China is the only country in the world where all types of tea are produced. The tea types include green tea, black tea, post-fermented tea, yellow tea, white tea and blue-green (oolong) tea.
Tea production in China
Most Chinese green teas come from the Anhui region. However the Long Ching tea is harvested in the Zhejiang region, and many other teas are produced in the Fujian region.
The Chinese have created 3 categories of green tea, judging by the production techniques:
‘Gunpowder’ tea, whose leaves are rolled in the shape of small balls;
‘Chun Mee’ tea (‘Chun Mee’ translates as “an old man’s eyebrow”), whose leaves are rolled in length;
‘Long Ching’ tea (‘Long Ching’ translates as ‘the dragon’s wells’), whose leaves are dried in a frying pan, and afterwards they are folded in length.
Black tea (also referred to as ‘fermented tea’)
What is referred to as ‘black tea’ in the entire world, is in reality ‘fermented tea’. In China this type of tea is referred to as ‘red tea’, with the exception of Pu Erh, which is a post-fermented black tea.

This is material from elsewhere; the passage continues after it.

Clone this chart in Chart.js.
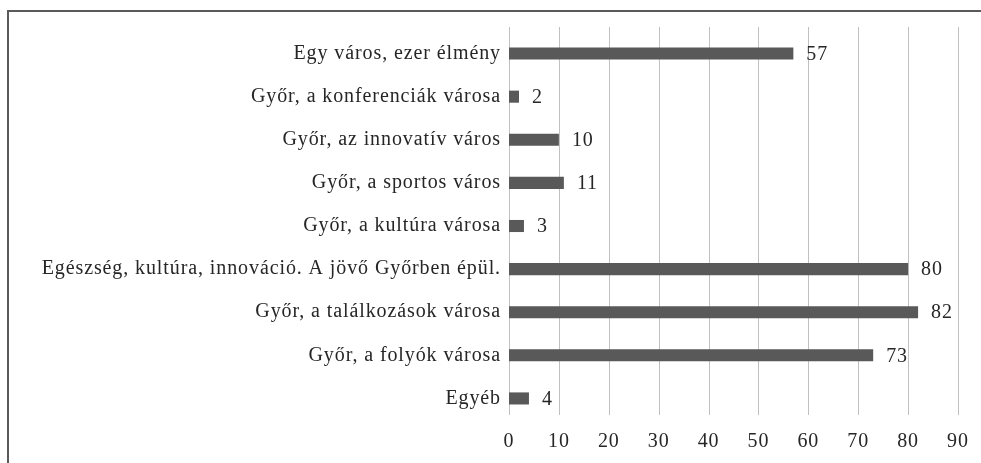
<!DOCTYPE html>
<html>
<head>
<meta charset="utf-8">
<script src="https://cdn.jsdelivr.net/npm/chart.js@4/dist/chart.umd.min.js"></script>
<style>
    body { margin: 0; background: #fff; }
    #frame { position: absolute; left: 7px; top: 10px; width: 980px; height: 460px; border-left: 2px solid #5a5a5a; border-top: 2px solid #5a5a5a; }
    #wrap { position: absolute; left: 0; top: 0; width: 981px; height: 463px; }
</style>
</head>
<body>
<div id="frame"></div>
<div id="wrap"><canvas id="barChart"></canvas></div>
<script>
        const labels = [
            'Egy város, ezer élmény',
            'Győr, a konferenciák városa',
            'Győr, az innovatív város',
            'Győr, a sportos város',
            'Győr, a kultúra városa',
            'Egészség, kultúra, innováció. A jövő Győrben épül.',
            'Győr, a találkozások városa',
            'Győr, a folyók városa',
            'Egyéb'
        ];
        const values = [57, 2, 10, 11, 3, 80, 82, 73, 4];
        const xTicks = [0, 10, 20, 30, 40, 50, 60, 70, 80, 90];

        const serif = '"Liberation Serif", "DejaVu Serif", serif';

        // kicsit szélesebb betűköz, hogy a Garamond-szerű szedéshez hasonlítson
        const spacing = {
            id: 'spacing',
            beforeDraw(chart) { chart.ctx.letterSpacing = '0.9px'; },
            afterDraw(chart) { chart.ctx.letterSpacing = '0px'; }
        };

        // függőleges rácsvonalak (kicsit feljebb tolva, mint az eredetin)
        const gridLines = {
            id: 'gridLines',
            beforeDatasetsDraw(chart) {
                const ctx = chart.ctx;
                const x = chart.scales.x;
                const area = chart.chartArea;
                ctx.save();
                ctx.strokeStyle = '#c0c0c0';
                ctx.lineWidth = 1;
                xTicks.forEach(v => {
                    const px = Math.round(x.getPixelForValue(v)) + 0.5;
                    ctx.beginPath();
                    ctx.moveTo(px, area.top - 5);
                    ctx.lineTo(px, area.bottom - 5);
                    ctx.stroke();
                });
                ctx.restore();
            }
        };

        // értékek kiírása a sávok mellé
        const valueLabels = {
            id: 'valueLabels',
            afterDatasetsDraw(chart) {
                const ctx = chart.ctx;
                const meta = chart.getDatasetMeta(0);
                ctx.save();
                ctx.font = '20px ' + serif;
                ctx.fillStyle = '#262626';
                ctx.textAlign = 'left';
                ctx.textBaseline = 'middle';
                meta.data.forEach((bar, i) => {
                    ctx.fillText(values[i], bar.x + 13, bar.y + 1);
                });
                ctx.restore();
            }
        };

        const barCtx = document.getElementById('barChart');
        new Chart(barCtx, {
            type: 'bar',
            data: {
                labels: labels,
                datasets: [{
                    data: values,
                    backgroundColor: '#595959',
                    barPercentage: 0.56,
                    categoryPercentage: 0.5
                }]
            },
            plugins: [spacing, gridLines, valueLabels],
            options: {
                indexAxis: 'y',
                responsive: true,
                maintainAspectRatio: false,
                animation: false,
                layout: { padding: { top: 32, right: 23, bottom: 0, left: 0 } },
                plugins: {
                    legend: { display: false },
                    tooltip: { enabled: false }
                },
                scales: {
                    x: {
                        min: 0,
                        max: 90,
                        afterBuildTicks: (s) => { s.ticks = xTicks.map(v => ({ value: v })); },
                        afterFit: (s) => { s.height = 43; },
                        grid: { display: false, drawTicks: false },
                        border: { display: false },
                        ticks: { padding: 10, color: '#262626', font: { family: serif, size: 20 } }
                    },
                    y: {
                        afterFit: (s) => { s.width = 509; },
                        grid: { display: false, drawTicks: false },
                        border: { display: false },
                        ticks: { padding: 8, color: '#262626', font: { family: serif, size: 20 } }
                    }
                }
            }
        });
</script>
</body>
</html>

The difference between green tea and red tea (or ‘black tea’) is in fermentation. Green tea leaves are not fermented after being harvested. They are immediately dried. However, fermented tea is prepared in several steps:
Withering: the tea
leaves are exposed to the sun so that they should lose half of the water that they contain.
Rolling: the tea
leaves are slightly rolled.
Fermentation: the leaves are kept in a room at a temperature of 27º C without any oxygen. Thus, the tea leaves are oxidized and transform from green into black colour.
Selection: the whole leaves are separated from the “damaged” ones.
Packing: the tea leaves are packed into bags or chests and placed into a cool and dry room.
There is also ‘smoked black tea’. The most famous tea in this category is the ‘Lapsang Souchong’
In China black tea also exists in the pressed form. This is very common for Pu Erh tea, and this method is used to facilitate the transport process.
White tea is much more rare than green or black tea, but it is one of the most refined types of tea. The first buds are harvested in early spring, then the tea leaves are exposed to the sun, and become silver in colour. It is for that reason that one of the most famous white teas is called Yin Zhen (the ‘Silver Needle’). Another quite well-known white tea is called ‘Pai Mu Tan’ (that translates from Chinese as ‘the White Peony’)
Little is known about yellow tea in Europe. This is a slightly fermented version of green tea. The tea leaves are placed under the sun in a closed basket, which allows them tea to become slightly yellowish in colour and gives the tea an unforgettable flavour.
Blue-green tea is semi-fermented, and it is most commonly referred to as Oolong. As well as white tea, oolong is a slightly fermented tea, but the technique of its fermentation is closer to that of black tea. The tea leaves are placed in an unoxidised room at the temperature of 27o C, but they do not remain there for as long as the black tea leaves. Therefore, their fermentation is only partial. There are different types of oolong, depending on the level of their fermentation and, the less fermented they are, the closer the taste is to green tea. On the other hand, if the tea leaves are fermented for longer, the taste will be more like that of black tea.
Usually the taste of oolong tea is rather light. What is more, this tea contains very little amounts of theine, and can therefore be drunk at any time of the day.